Window Seat Top

Discussion in 'Carpenters' Talk' started by DIYaster, May 24, 2007.

  1. DIYaster

    DIYaster New Member

    I have constructed a frame for a window seat in my Victorian House but am finding it difficult to source a suitable top.

    The size I'm after is 2.5m long, 0.58 deep and 2cm thick.

    Have thought about wood kitchen worktop but it is not inkeeping.

    I spoke to a Sawmill who said for this size they would have to cut it fresh from a tree, meaning it would still contain moisture (be greenish in colour) and therefore could be likely to twist or split as it dries.

    They suggested using a hardwood e.g. oak but would likely have to be made up of 3 bits.

    The seat top is to remain decorative i.e. not intending a cushion or anything so want a clean finish.

    Anyone come across this scenario before or have any helpful suggestions?

  2. dunc

    dunc New Member

    Get down to a decent timber yard and ask for it to be made up. It will be jointed in smaller sections but it will still look very good.
  3. DIYaster

    DIYaster New Member

    Hi thanks for your input.

    Have spoken to timber yard - it would have to be made up of 3 sections, jointed and polished for oak it's cost around £275 - Ouch!

    Everyone else seems to use ply with a decorative edge ??!!- I may see if I get can hold of some pine instead, as stained it should look ok but at a fraction of the cost.
  4. 500ftrule

    500ftrule New Member

    If you're worried about fitting in with your Victorian abode than reclamation may be the way to go. Timber from an old church pew back might meet your dimensions, except you may struggle to find something 2" thick. Depending on your locality though, reclamation yards may not always be cheap. You may not better the £275 price you were quoted for the new oak (which I feel is actually a pretty good price if it's done properly).
  5. dewaltdisney

    dewaltdisney New Member

    There are a number of ways to do this. You could try tongue and groove floorboards. These are easy to glue up and the T&G provides a good joint but you will need to cut the two long edges off to have clean faces. The only probelm is that the T&G boards may have been machined in such a way that you cannot alternate the annual rings which help reduce the cupping effect.

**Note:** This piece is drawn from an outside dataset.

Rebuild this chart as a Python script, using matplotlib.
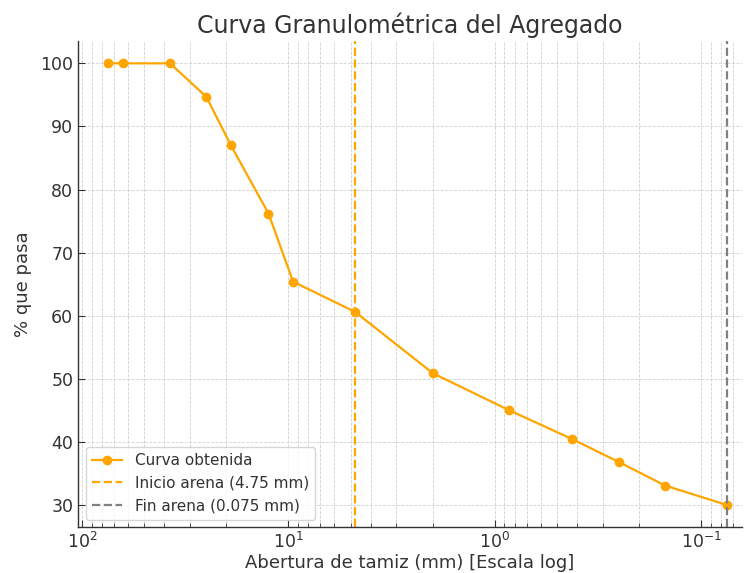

    You could get a biscuit jointer, SFD had them for £20 recently, and then you could then join plain timber wood strips into a panel.

    Oak would be nice but it is generally only available in rough sawn and you would really need a planer thicknesser to get the stock prepared. I would reckon that the oak for this job would only be £40 rough sawn.

    You could of course just do a rubbed joint if you have some cramps. Modern glues are very strong these days.

    Hope this helps

  6. joiner_sim

    joiner_sim New Member

  7. foxy

    foxy New Member

    Done a few of these. Use oak (or whatever) veneered mdf lipped with a piece of the real stuff biscuited on. Cut out a hinged flap and finish with wax, oil or water based satin varnish. A 4mm veneered sheet is about £30 which you can stick onto an 18mm sheet. You can get just veneer and apply yourself but its much harder than a pre covered mdf board. Lob a few scatter cushions around and the jobs a good un.